Today is on the slow pace of Capitola, CA
I’m not that fond of my experiences to date in this area, going to Cupertino for meetings with Apple, pitching my company for investment on Sand Hill Road, or getting lost on Google’s campus. So I didn’t have the highest expectations for Capitola, but it feels worlds away from San Francisco and Silicon Valley. The houses are quaint, the breakfast burritos are plentiful, and the bikes carry surfboards. There’s a ton of beauty here, and I’m thrilled to have three weeks to explore.
Most of all I’m proud to have finished a year of regular writing. I want to thank those who’ve commented and given me feedback (yes, an entry a week is WAY too frequent), and invite you to share more. If there’s a topic you’d like me to cover or a question about nomadic life that you have, please comment below or email me at erackelman@gmail.com.
Looking ahead to year two, my goal is to start submitting to try to get my travel writing published. I’m also focusing on building up my audience, so if you know anyone who might enjoy these, please share it with them.
As always, thanks for your support and for coming along on this ride with me!

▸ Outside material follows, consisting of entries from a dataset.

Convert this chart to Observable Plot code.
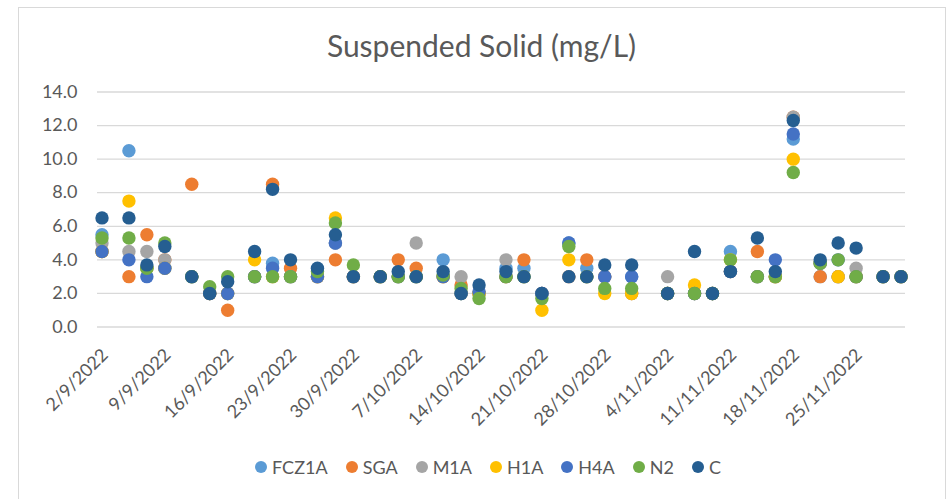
<!DOCTYPE html>
<html>
<head>
<meta charset="utf-8">
<script src="https://cdn.jsdelivr.net/npm/d3@7"></script>
<script src="https://cdn.jsdelivr.net/npm/@observablehq/plot@0.6"></script>
<style>
  html, body { margin: 0; padding: 0; background: #fff; }
  #wrap { position: relative; width: 952px; height: 499px; overflow: hidden; font-family: Lato, "Open Sans", sans-serif; color: #595959; }
  #frame { position: absolute; left: 18px; top: 7px; width: 928px; height: 520px; box-sizing: border-box; border: 1px solid #d9d9d9; }
  #title { position: absolute; left: 0; width: 963px; top: 25px; height: 40px; line-height: 40px; text-align: center; font-size: 30px; }
  #chart { position: absolute; left: 0; top: 70px; }
  #legend { position: absolute; left: 0; width: 976px; top: 455px; height: 24px; display: flex; justify-content: center; align-items: center; gap: 18px; font-size: 18px; }
  #legend .item { display: flex; align-items: center; gap: 5px; }
  #legend .sw { width: 12px; height: 12px; border-radius: 50%; display: inline-block; }
</style>
</head>
<body>
<div id="wrap">
  <div id="frame"></div>
  <div id="title">Suspended Solid (mg/L)</div>
  <div id="chart"></div>
  <div id="legend"></div>
</div>
<script>
// Sampling dates (d/m/yyyy)
const dates = ["2/9/2022","5/9/2022","7/9/2022","9/9/2022","12/9/2022","14/9/2022","16/9/2022","19/9/2022","21/9/2022","23/9/2022",
  "26/9/2022","28/9/2022","30/9/2022","3/10/2022","5/10/2022","7/10/2022","10/10/2022","12/10/2022","14/10/2022","17/10/2022",
  "19/10/2022","21/10/2022","24/10/2022","26/10/2022","28/10/2022","31/10/2022","4/11/2022","7/11/2022","9/11/2022","11/11/2022",
  "14/11/2022","16/11/2022","18/11/2022","21/11/2022","23/11/2022","25/11/2022","28/11/2022","30/11/2022"];

const seriesNames = ["FCZ1A","SGA","M1A","H1A","H4A","N2","C"];
const seriesColors = ["#5B9BD5","#ED7D31","#A5A5A5","#FFC000","#4472C4","#70AD47","#255E91"];

const FCZ1A = [5.5,10.5,3.5,3.5,3,2,2,3,3.8,3, 3,5,3,3,3,3,4.0,2,2,3.5, 3.5,2,5,3.5,3,3,2,2,2,4.5, 3,3,11.2,3,3,3,3,3];
const SGA   = [4.5,3.0,5.5,4.0,8.5,2,1.0,3,8.5,3.5, 3,4.0,3,3,4.0,3.5,3,2.5,2,3, 4.0,2,3,4.0,3,2,2,2,2,3.3, 4.5,3,12.5,3.0,3,3,3,3];
const M1A   = [5.0,4.5,4.5,4.0,3,2,2,3,3,3, 3,5,3,3,3,5.0,3,3.0,2,4.0, 3,2,3,3,3,2,3.0,2,2,3.3, 3,3,12.5,3.8,3,3.5,3,3];
const H1A   = [4.5,7.5,3.5,3.5,3,2,2,4.0,3,3, 3,6.5,3,3,3,3,3,2,2,3, 3,1.0,4.0,3,2.0,2.0,2,2.5,2,4.0, 3,3.0,10.0,3.8,3.0,3,3,3];
const H4A   = [4.5,4.0,3.0,3.5,3,2,2.0,3,3.5,3, 3.0,5.0,3,3,3,3,3.0,2,2.1,3, 3,2,5.0,3,3.0,3.0,2,2,2,3.3, 3,4.0,11.5,3.8,4.0,3,3,3];
const N2    = [5.3,5.3,3.5,5.0,3,2.4,3.0,3.0,3.0,3.0, 3.3,6.2,3.7,3,3.0,3,3.1,2.3,1.7,3.0, 3,1.7,4.8,3,2.3,2.3,2,2.0,2,4.0, 3.0,3.0,9.2,3.8,4.0,3.0,3,3];
const C     = [6.5,6.5,3.7,4.8,3.0,2.0,2.7,4.5,8.2,4.0, 3.5,5.5,3.0,3.0,3.3,3.0,3.3,2.0,2.5,3.3, 3.0,2.0,3.0,3.0,3.7,3.7,2.0,4.5,2.0,3.3, 5.3,3.3,12.3,4.0,5.0,4.7,3.0,3.0];

const yTicks = [0,2,4,6,8,10,12,14];
const xTickLabels = ["2/9/2022","9/9/2022","16/9/2022","23/9/2022","30/9/2022","7/10/2022","14/10/2022","21/10/2022","28/10/2022","4/11/2022","11/11/2022","18/11/2022","25/11/2022"];

const seriesValues = [FCZ1A, SGA, M1A, H1A, H4A, N2, C];
const parseDMY = s => { const [d, m, y] = s.split("/").map(Number); return new Date(Date.UTC(y, m - 1, d, 12)); };

const data = [];
seriesNames.forEach((name, i) => {
  seriesValues[i].forEach((v, j) => {
    if (v != null) data.push({series: name, date: parseDMY(dates[j]), value: v});
  });
});

const xTicks = xTickLabels.map(parseDMY);
const fmt = d => `${d.getUTCDate()}/${d.getUTCMonth() + 1}/${d.getUTCFullYear()}`;

const chart = Plot.plot({
  width: 952,
  height: 380,
  marginLeft: 97,
  marginRight: 47,
  marginTop: 21.5,
  marginBottom: 123.5,
  style: {fontFamily: "Lato, 'Open Sans', sans-serif", fontSize: "18px", color: "#595959", background: "transparent"},
  x: {type: "utc", domain: [new Date(Date.UTC(2022, 8, 2)), new Date(Date.UTC(2022, 11, 1))]},
  y: {domain: [0, 14]},
  color: {domain: seriesNames, range: seriesColors},
  marks: [
    Plot.gridY(yTicks, {stroke: "#d9d9d9", strokeOpacity: 1, strokeWidth: 1.3}),
    Plot.axisY(yTicks, {tickSize: 0, tickPadding: 20, tickFormat: d3.format(".1f"), fontSize: 18, label: null}),
    Plot.axisX(xTicks, {tickSize: 0, tickPadding: 25, tickRotate: -45, tickFormat: fmt, fontSize: 18, label: null, dx: 3}),
    Plot.dot(data, {x: "date", y: "value", fill: "series", r: 6.7, stroke: null})
  ]
});
document.getElementById("chart").appendChild(chart);

const legend = document.getElementById("legend");
seriesNames.forEach((name, i) => {
  const item = document.createElement("div");
  item.className = "item";
  const sw = document.createElement("span");
  sw.className = "sw";
  sw.style.background = seriesColors[i];
  const label = document.createElement("span");
  label.textContent = name;
  item.appendChild(sw);
  item.appendChild(label);
  legend.appendChild(item);
});
</script>
</body>
</html>
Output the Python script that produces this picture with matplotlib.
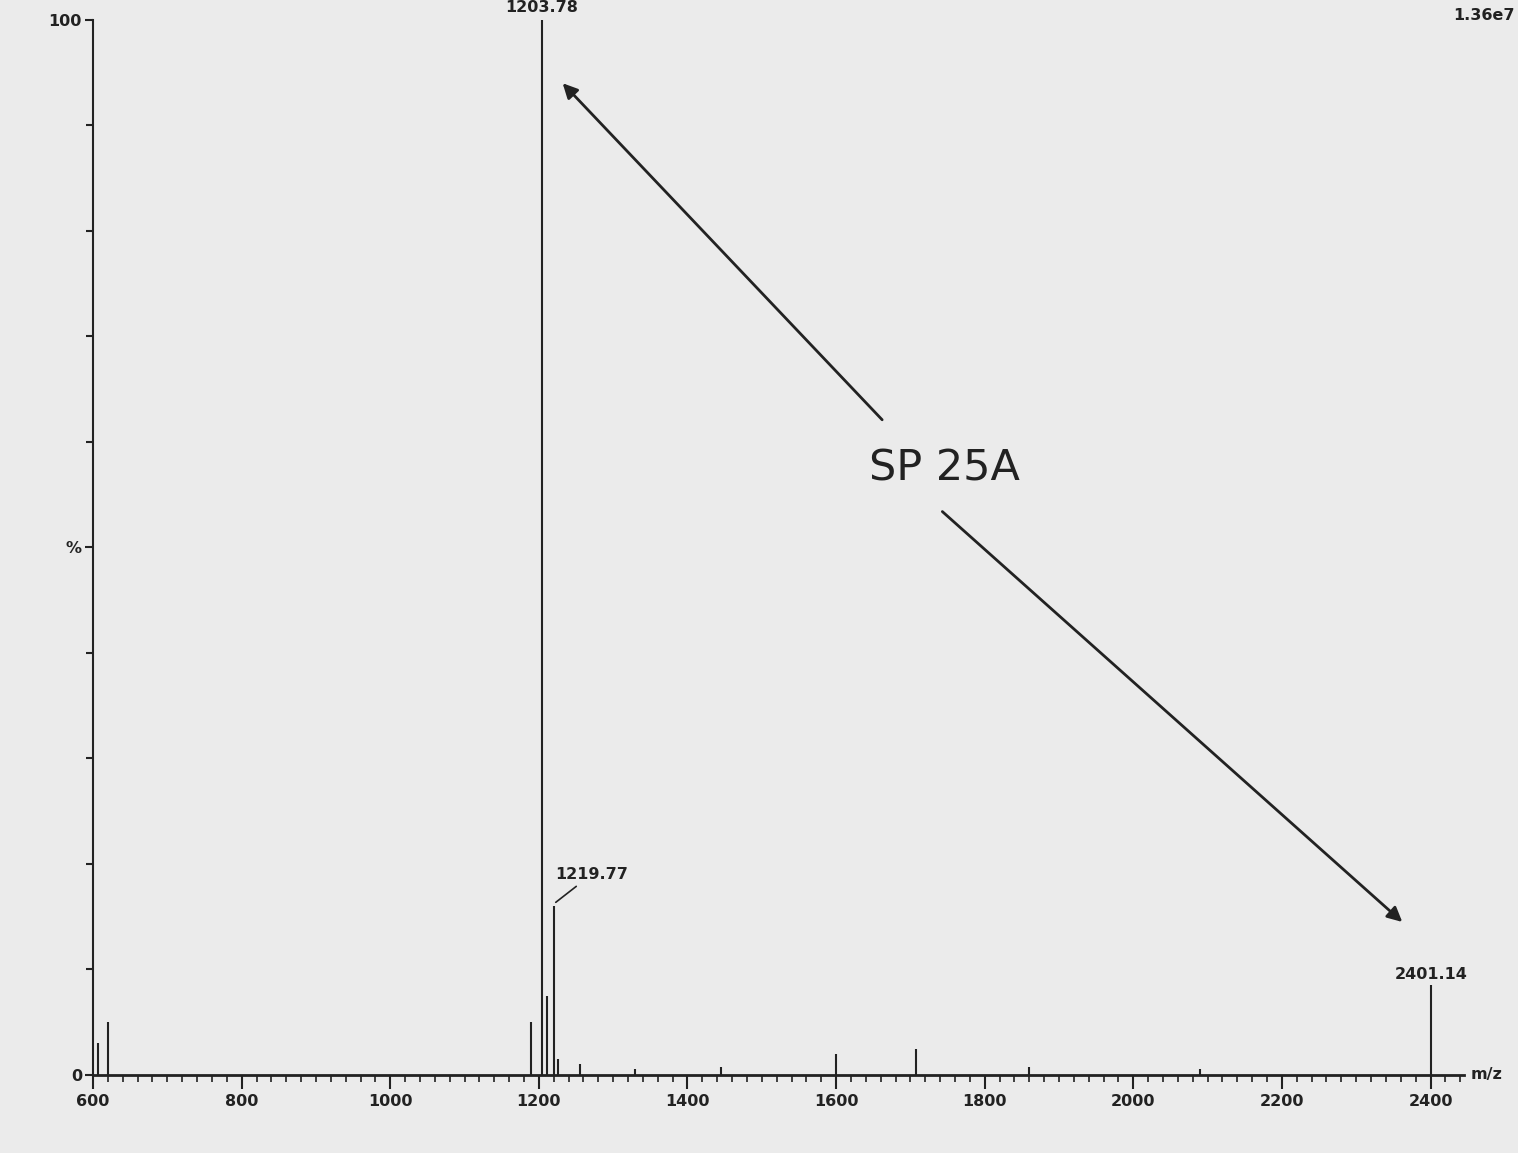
import matplotlib
matplotlib.use("Agg")
import matplotlib.pyplot as plt
import numpy as np
from matplotlib.ticker import MultipleLocator, FixedLocator, FixedFormatter

# Data (m/z, relative intensity %)
peak_mz = [606.7, 620.0, 1189.5, 1203.78, 1211.0, 1219.77, 1226.0, 1255.0, 1330.0,
           1445.0, 1600.0, 1708.0, 1860.0, 2090.0, 2401.14]
peak_int = [3.0, 5.0, 5.0, 100.0, 7.5, 16.0, 1.5, 1.0, 0.6,
            0.8, 2.0, 2.5, 0.8, 0.6, 8.5]
labeled_mz = [1203.78, 1219.77, 2401.14]
x_ticks = [600, 800, 1000, 1200, 1400, 1600, 1800, 2000, 2200, 2400]
x_tick_labels = ["600", "800", "1000", "1200", "1400", "1600", "1800", "2000", "2200", "2400"]
y_label_pos = [0, 50, 100]
y_label_txt = ["0", "%", "100"]
scale_text = "1.36e7"
title_text = "SP 25A"

bg = "#ebebeb"
fig = plt.figure(figsize=(15.18, 11.53), dpi=100, facecolor=bg)
ax = fig.add_axes([0.0613, 0.0677, 0.9031, 0.915], facecolor=bg)

ax.vlines(peak_mz, 0, peak_int, colors="#222222", linewidth=1.5)

ax.set_xlim(600, 2445)
ax.set_ylim(0, 100)

for s in ["top", "right"]:
    ax.spines[s].set_visible(False)
ax.spines["left"].set_color("#222222")
ax.spines["bottom"].set_color("#222222")
ax.spines["left"].set_linewidth(1.5)
ax.spines["bottom"].set_linewidth(2.0)

ax.xaxis.set_major_locator(FixedLocator(x_ticks))
ax.xaxis.set_major_formatter(FixedFormatter(x_tick_labels))
ax.xaxis.set_minor_locator(MultipleLocator(20))
ax.tick_params(axis="x", which="major", direction="out", length=10, width=1.5,
               colors="#222222", labelsize=11.5, pad=4)
ax.tick_params(axis="x", which="minor", direction="out", length=5, width=1.2, colors="#222222")
for lab in ax.get_xticklabels():
    lab.set_fontweight("bold")

ax.yaxis.set_major_locator(FixedLocator(y_label_pos))
ax.yaxis.set_major_formatter(FixedFormatter(y_label_txt))
ax.yaxis.set_minor_locator(MultipleLocator(10))
ax.tick_params(axis="y", which="major", direction="out", length=6, width=1.5,
               colors="#222222", labelsize=11.5, pad=2)
ax.tick_params(axis="y", which="minor", direction="out", length=5, width=1.5, colors="#222222")
for lab in ax.get_yticklabels():
    lab.set_fontweight("bold")

# m/z axis label
ax.text(1.005, 0.0, "m/z", transform=ax.transAxes, ha="left", va="center",
        fontsize=11.5, fontweight="bold", color="#222222")

# Peak labels
ax.text(labeled_mz[0], 100.5, "1203.78", ha="center", va="bottom", fontsize=11.5,
        fontweight="bold", color="#222222", clip_on=False)
ax.annotate("1219.77", xy=(labeled_mz[1], 16.2), xytext=(1222, 18.3),
            ha="left", va="bottom", fontsize=11.5, fontweight="bold", color="#222222",
            arrowprops=dict(arrowstyle="-", color="#222222", lw=1.2))
ax.text(labeled_mz[2], 8.8, "2401.14", ha="center", va="bottom", fontsize=11.5,
        fontweight="bold", color="#222222")

# Scale text top right
fig.text(0.998, 0.993, scale_text, ha="right", va="top", fontsize=11.5,
         fontweight="bold", color="#222222")

# Arrow with label
ax.annotate("", xy=(1232, 94.0), xytext=(1662, 62.1),
            arrowprops=dict(arrowstyle="-|>", color="#222222", lw=2.0,
                            mutation_scale=22, shrinkA=0, shrinkB=0))
ax.annotate("", xy=(2362, 14.5), xytext=(1743, 53.4),
            arrowprops=dict(arrowstyle="-|>", color="#222222", lw=2.0,
                            mutation_scale=22, shrinkA=0, shrinkB=0))
ax.text(1746, 57.5, title_text, ha="center", va="center", fontsize=31,
        color="#222222", family="DejaVu Sans")

fig.savefig("out.png", dpi=100, facecolor=bg)
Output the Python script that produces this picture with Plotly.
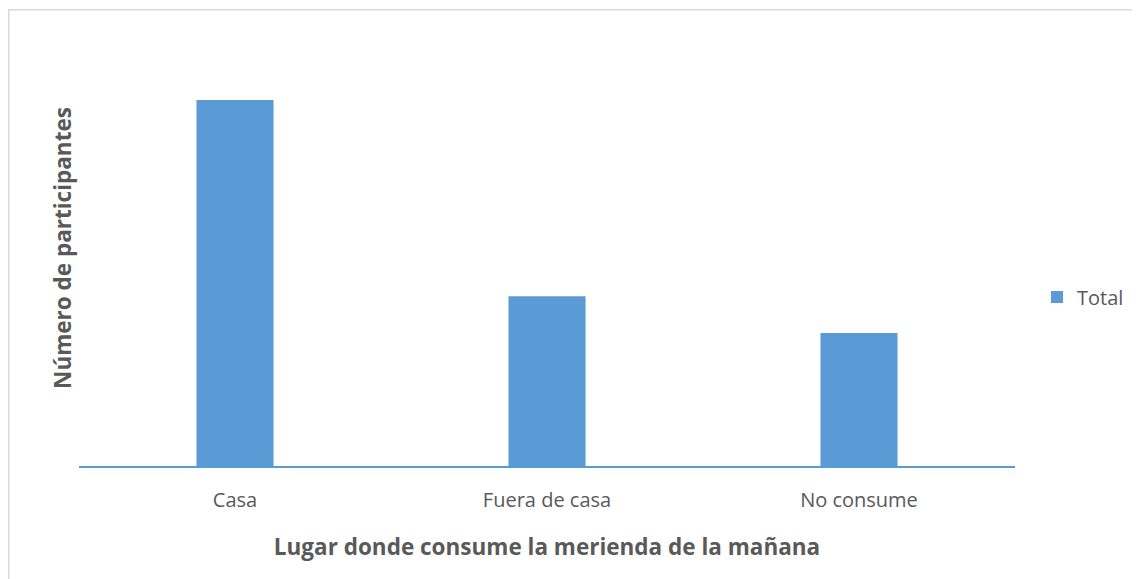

Okay, truth be told, I started wondering what happened to Instagram, and I, myself, am BORED to bits with insta. Though, I always like yours. This hit a chord, let's call it a C major chord for us music geeks, when you talked about produce and food. Same here. I think we jive on that subject. You have written so perfectly on what it feels like. I feel, I am always hopping from place to place. I just bought and sold my first and only house in one year, and getting rid of everything. i hope to see you soon! Love the stories, the writing, the insight. Well done my friend!!
Lots of threads woven together here. Your sharing from the heart is inspiring, as is the intentional way you are living. Can’t wait to hang with you in Arizona.